Using that information, criminals can “create accounts on unsavory sites and then extort money from their victims in exchange for not telling friends, family and employers about it,” she said. “Many speculate that this is the case for some of those who were discovered on the Ashley Madison site.”

Impact Team, the group that claimed responsibility for hacking Ashley Madison, professed to be doing so to damage or destroy a company it considered immoral. But Suni Munshani, CEO of Protegrity, noted that, “the consequences of a breach can go well beyond the intentions of the original hacker once the data are released.”

“One thing we know for sure it’s that criminals will always find new targets and new ways to exploit information about those targets for their own advantage,” he said.

Indeed, an estimated 15,000 U.S. government and military emails were on the Ashley Madison list of customers. Combine that with the breach discovered this past June of the federal Office of Personnel Management (OPM), which reportedly compromised the personal information of an estimated 21 million current and former federal employees, and the blackmail possibilities are enormous.

That kind of “rich data,” Munshani said, means, “the personal and professional blackmail opportunities against individuals whose data were included in both incidents, as well as the organizations they work for, increases exponentially.”

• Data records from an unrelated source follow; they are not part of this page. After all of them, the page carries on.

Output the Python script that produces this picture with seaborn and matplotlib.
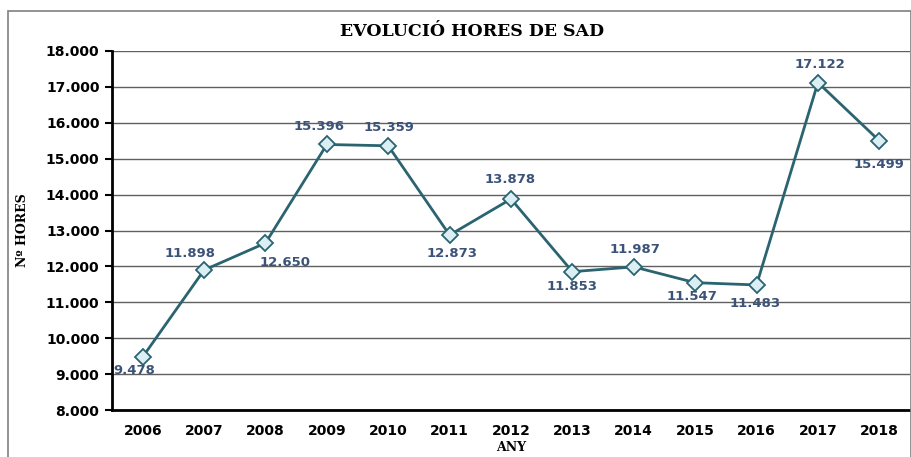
import numpy as np
import pandas as pd
import matplotlib.pyplot as plt
import seaborn as sns
from matplotlib.patches import Rectangle

# data
years = ["2006", "2007", "2008", "2009", "2010", "2011", "2012",
         "2013", "2014", "2015", "2016", "2017", "2018"]
hours = [9478, 11898, 12650, 15396, 15359, 12873, 13878,
         11853, 11987, 11547, 11483, 17122, 15499]
labels = ["9.478", "11.898", "12.650", "15.396", "15.359", "12.873", "13.878",
          "11.853", "11.987", "11.547", "11.483", "17.122", "15.499"]
# label offsets in pixels (dx, dy)
offsets = [(-8, -14), (-14, 17), (20, -19), (-8, 18), (1, 18), (2, -18), (-1, 19),
           (0, -15), (1, 17), (-3, -14), (-1, -19), (2, 18), (0, -24)]

df = pd.DataFrame({"any": years, "hores": hours})

sns.set_style("white")
plt.rcParams["text.color"] = "black"
plt.rcParams["axes.labelcolor"] = "black"
plt.rcParams["xtick.color"] = "black"
plt.rcParams["ytick.color"] = "black"

fig = plt.figure(figsize=(9.12, 4.57), dpi=100)
ax = fig.add_axes([112 / 912, 1 - 410 / 457, 798 / 912, 359 / 457])

# outer chart frame
fig.patches.append(Rectangle((8 / 912, -0.1), 903 / 912, 1.1 - 11 / 457,
                             transform=fig.transFigure, fill=False,
                             edgecolor="#808080", lw=1.2, zorder=0))

x = np.arange(len(years))
sns.lineplot(x=x, y=df["hores"], ax=ax, color="#2A6470", lw=2,
             marker="D", markersize=8, markerfacecolor="#DAEEF3",
             markeredgecolor="#2A6470", markeredgewidth=1.3, zorder=5)

for xi, yi, lab, (dx, dy) in zip(x, hours, labels, offsets):
    ax.annotate(lab, (xi, yi), xytext=(dx, dy), textcoords="offset pixels",
                ha="center", va="center", fontsize=9.5, fontweight="bold",
                color="#3B5378", zorder=6)

ax.set_xlim(-0.5, len(years) - 0.5)
ax.set_ylim(8000, 18000)
ax.set_yticks(np.arange(8000, 18001, 1000))
ax.set_yticklabels([f"{v // 1000}.000" for v in range(8000, 18001, 1000)],
                   fontsize=10, fontweight="bold")
ax.set_xticks(x)
ax.set_xticklabels(years, fontsize=10, fontweight="bold")
ax.set_xticks(np.arange(-0.5, len(years)), minor=True)
ax.tick_params(axis="x", which="major", length=0, pad=10)
ax.tick_params(axis="x", which="minor", length=5, width=1.5, direction="out")
ax.tick_params(axis="y", length=5, width=1.5, direction="out", pad=4, left=True)

ax.grid(axis="y", color="#606060", lw=1)
ax.set_axisbelow(True)
for s in ["top", "right"]:
    ax.spines[s].set_visible(False)
for s in ["left", "bottom"]:
    ax.spines[s].set_color("black")
    ax.spines[s].set_linewidth(2)

fig.text(472 / 912, 1 - 31 / 457, "EVOLUCIÓ HORES DE SAD", family="DejaVu Serif",
         fontweight="bold", fontsize=12.5, ha="center", va="center")
ax.set_xlabel("ANY", family="DejaVu Serif", fontweight="bold", fontsize=9, labelpad=2)
ax.set_ylabel("Nº HORES", family="DejaVu Serif", fontweight="bold", fontsize=9, labelpad=12)

fig.savefig("out.png", dpi=100)
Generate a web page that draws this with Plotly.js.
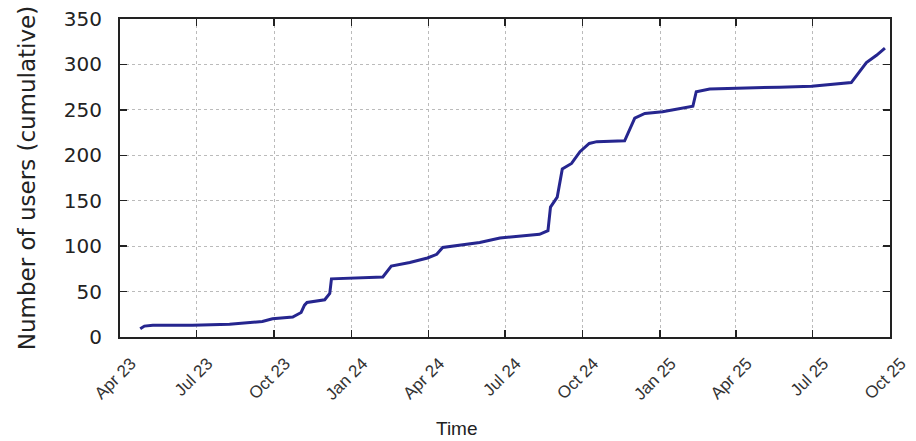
<!DOCTYPE html>
<html>
<head>
<meta charset="utf-8">
<script src="https://cdn.plot.ly/plotly-3.0.1.min.js"></script>
<style>html,body{margin:0;padding:0;background:#fff}#chart{width:916px;height:441px}</style>
</head>
<body>
<div id="chart"></div>
<script>
const dates = [
  "2023-04-25","2023-04-30","2023-05-10","2023-06-26","2023-08-09","2023-09-17","2023-09-29",
  "2023-10-08","2023-10-23","2023-11-02","2023-11-06","2023-11-09","2023-11-30","2023-12-06",
  "2023-12-08","2024-02-07","2024-02-17","2024-03-10","2024-03-31","2024-04-11","2024-04-18",
  "2024-06-01","2024-06-25","2024-08-11","2024-08-21","2024-08-24","2024-09-01","2024-09-07",
  "2024-09-18","2024-09-28","2024-10-09","2024-10-18","2024-11-20","2024-12-02","2024-12-14",
  "2025-01-04","2025-02-09","2025-02-13","2025-03-01","2025-05-23","2025-06-30","2025-08-16",
  "2025-09-03","2025-09-15","2025-09-25"
];
const users = [
  9,12,13,13,14,17,20,
  21,22,27,35,38,41,48,
  64,66,78,82,87,91,98.5,
  104,109,113,117,143,154,185,
  191,204,213,215,216,241,246,
  248,254,270,273,275,276,280,
  302,310,318
];
const xTickStart = "2023-04-01";
const xRange = ["2023-04-01","2025-10-01"];
const yRange = [0,350];
const xTitle = "Time";
const yTitle = "Number of users (cumulative)";

const font = "Liberation Sans, Arial, Helvetica, sans-serif";
const wide = "DejaVu Sans, sans-serif";

Plotly.newPlot("chart", [{
  x: dates, y: users, type: "scatter", mode: "lines",
  line: {color: "#26268f", width: 3},
  hoverinfo: "skip"
}], {
  width: 916, height: 441,
  margin: {l: 120, r: 26, t: 19, b: 104},
  paper_bgcolor: "#fff", plot_bgcolor: "#fff",
  showlegend: false,
  font: {family: font, color: "#222"},
  xaxis: {
    type: "date", range: xRange, tick0: xTickStart, dtick: "M3",
    tickformat: "%b %y", tickangle: -45,
    tickfont: {size: 17, color: "#333"},
    ticks: "inside", ticklen: 7, tickcolor: "#222", tickwidth: 1.5,
    showline: true, linecolor: "#222", linewidth: 2, mirror: "allticks",
    showgrid: true, gridcolor: "#bbb", griddash: "dot", gridwidth: 1,
    zeroline: false, ticklabelshift: 11, ticklabelstandoff: 8
  },
  yaxis: {
    range: yRange, dtick: 50, tick0: 0,
    tickfont: {family: wide, size: 20, color: "#222"},
    ticks: "inside", ticklen: 7, tickcolor: "#222", tickwidth: 1.5,
    showline: true, linecolor: "#222", linewidth: 2, mirror: "allticks",
    showgrid: true, gridcolor: "#bbb", griddash: "dot", gridwidth: 1,
    zeroline: false, ticklabelstandoff: 12,
    title: {text: yTitle, font: {family: wide, size: 23, color: "#222"}, standoff: 22}
  },
  annotations: [{
    text: xTitle, xref: "paper", yref: "paper",
    x: (457 - 120) / 770, y: -(428 - 337) / 318,
    xanchor: "center", yanchor: "middle", showarrow: false,
    font: {family: font, size: 19, color: "#222"}
  }]
}, {displayModeBar: false, staticPlot: true});
</script>
</body>
</html>
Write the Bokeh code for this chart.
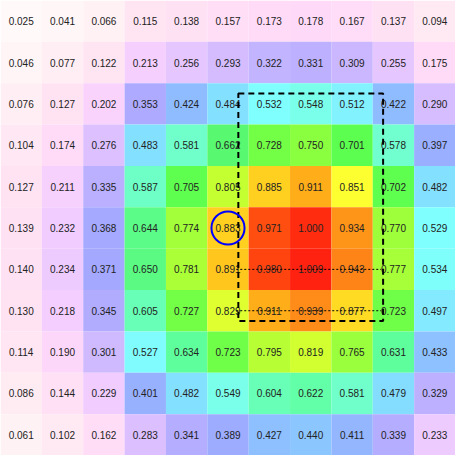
from bokeh.plotting import figure
from bokeh.models import ColumnDataSource, LinearColorMapper
from bokeh.embed import file_html
from bokeh.resources import INLINE
from bokeh.core.properties import value

# Heatmap values, top row first (11 x 11)
row0 = [0.025, 0.041, 0.066, 0.115, 0.138, 0.157, 0.173, 0.178, 0.167, 0.137, 0.094]
row1 = [0.046, 0.077, 0.122, 0.213, 0.256, 0.293, 0.322, 0.331, 0.309, 0.255, 0.175]
row2 = [0.076, 0.127, 0.202, 0.353, 0.424, 0.484, 0.532, 0.548, 0.512, 0.422, 0.290]
row3 = [0.104, 0.174, 0.276, 0.483, 0.581, 0.662, 0.728, 0.750, 0.701, 0.578, 0.397]
row4 = [0.127, 0.211, 0.335, 0.587, 0.705, 0.805, 0.885, 0.911, 0.851, 0.702, 0.482]
row5 = [0.139, 0.232, 0.368, 0.644, 0.774, 0.883, 0.971, 1.000, 0.934, 0.770, 0.529]
row6 = [0.140, 0.234, 0.371, 0.650, 0.781, 0.891, 0.980, 1.009, 0.943, 0.777, 0.534]
row7 = [0.130, 0.218, 0.345, 0.605, 0.727, 0.829, 0.911, 0.939, 0.877, 0.723, 0.497]
row8 = [0.114, 0.190, 0.301, 0.527, 0.634, 0.723, 0.795, 0.819, 0.765, 0.631, 0.433]
row9 = [0.086, 0.144, 0.229, 0.401, 0.482, 0.549, 0.604, 0.622, 0.581, 0.479, 0.329]
row10 = [0.061, 0.102, 0.162, 0.283, 0.341, 0.389, 0.427, 0.440, 0.411, 0.339, 0.233]
rows = [row0, row1, row2, row3, row4, row5, row6, row7, row8, row9, row10]

# colour scale anchors (value -> colour), used to build a palette
anchor_vals = [0.0, 0.06, 0.12, 0.18, 0.22, 0.28, 0.32, 0.35, 0.38, 0.42, 0.48, 0.53,
               0.58, 0.63, 0.66, 0.70, 0.75, 0.78, 0.81, 0.83, 0.85, 0.885, 0.91,
               0.94, 0.97, 1.009]
anchor_cols = ["#ffffff", "#fff2f4", "#ffe4f2", "#ffdaf8", "#f4ceff", "#dcc0ff",
               "#c4b4ff", "#aeaaff", "#a0a8ff", "#90baff", "#84deff", "#80ffff",
               "#70ffcc", "#60ffa0", "#58f870", "#5cff50", "#88ff40", "#a8ff38",
               "#c8ff30", "#e0ff30", "#ffff30", "#ffd020", "#ffb018", "#ff8c18",
               "#ff5010", "#ff2010"]

vmin, vmax = anchor_vals[0], anchor_vals[-1]


def hex2rgb(h):
    return [int(h[i:i + 2], 16) for i in (1, 3, 5)]


def build_palette(n=256):
    pal = []
    for k in range(n):
        v = vmin + (vmax - vmin) * (k + 0.5) / n
        for i in range(len(anchor_vals) - 1):
            if anchor_vals[i] <= v <= anchor_vals[i + 1]:
                t = (v - anchor_vals[i]) / (anchor_vals[i + 1] - anchor_vals[i])
                a, b = hex2rgb(anchor_cols[i]), hex2rgb(anchor_cols[i + 1])
                c = [round(a[j] + (b[j] - a[j]) * t) for j in range(3)]
                pal.append("#%02x%02x%02x" % tuple(c))
                break
    return pal


xs, ys, zs, labels = [], [], [], []
for r, row in enumerate(rows):
    for c, z in enumerate(row):
        xs.append(c)
        ys.append(r)
        zs.append(z)
        labels.append("%.3f" % z)

src = ColumnDataSource(dict(x=xs, y=ys, z=zs, label=labels))
mapper = LinearColorMapper(palette=build_palette(), low=vmin, high=vmax)

n = len(rows)
p = figure(width=455, height=455, x_range=(-0.5, n - 0.5), y_range=(n - 0.5, -0.5),
           output_backend="svg", toolbar_location=None, min_border=0)
p.axis.visible = False
p.grid.visible = False
p.outline_line_color = None
p.background_fill_color = "white"

p.rect(x="x", y="y", width=1, height=1, source=src,
       fill_color={"field": "z", "transform": mapper}, line_color=None)

p.text(x="x", y="y", text="label", source=src, text_align="center",
       text_baseline="middle", text_font=value("Liberation Sans"),
       text_font_size="10px", text_color="#222222")

# overlays
p.quad(left=[5.25], right=[8.75], top=[1.75], bottom=[7.25], fill_color=None,
       line_color="black", line_width=2, line_dash="6 4")
p.segment(x0=[5.2, 5.2], y0=[6, 7], x1=[8.7, 8.7], y1=[6, 7],
          line_color="black", line_width=1, line_dash="2 2")
p.circle(x=[5], y=[5], radius=0.4, fill_color=None, line_color="blue", line_width=2)

open("out.html", "w").write(file_html(p, INLINE))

It is hard to know how pervasive cyber blackmail is, experts say, because it doesn’t always get reported. “It’s not the kind of thing individuals publicize,” Delmar said.

Munshani agreed. “Successful blackmailing – when companies meet the demands of the blackmailers – flies under the radar of public exposure,” he said.

But there is general agreement that it is a growth industry for cyber criminals.

As usual, there is no way to guarantee 100% protection from such crime – the well-established cliché is that there are two types of organizations - those that know they have been breached, and those that have, but don’t know it. Still, organizations can make it less likely that they will be damaged from a breach.

Munshani said one way to do that is to protect the data with limited access and strong encryption, so that when hackers inevitably breach firewalls and other defenses, “all they would see is meaningless gobbledygook.”

Delmar had a similar message, noting that, “good security hygiene” includes, “encrypt the data, control access and monitor for exfiltration attempts.

The general advice is a reminder that nothing online is truly secure, no matter how dedicated to security an organization is.

Anything you want secret should not be in digital form,” Velasquez said. “People need to realize that the notion that they can entrust a company with their information is not reality.

“That’s their (online companies’) goal, and most of them have processes to make those best efforts. But hackers only have to be right once,” she said.

“So, know that when you conduct business online, it can be compromised. And know what the consequences are.”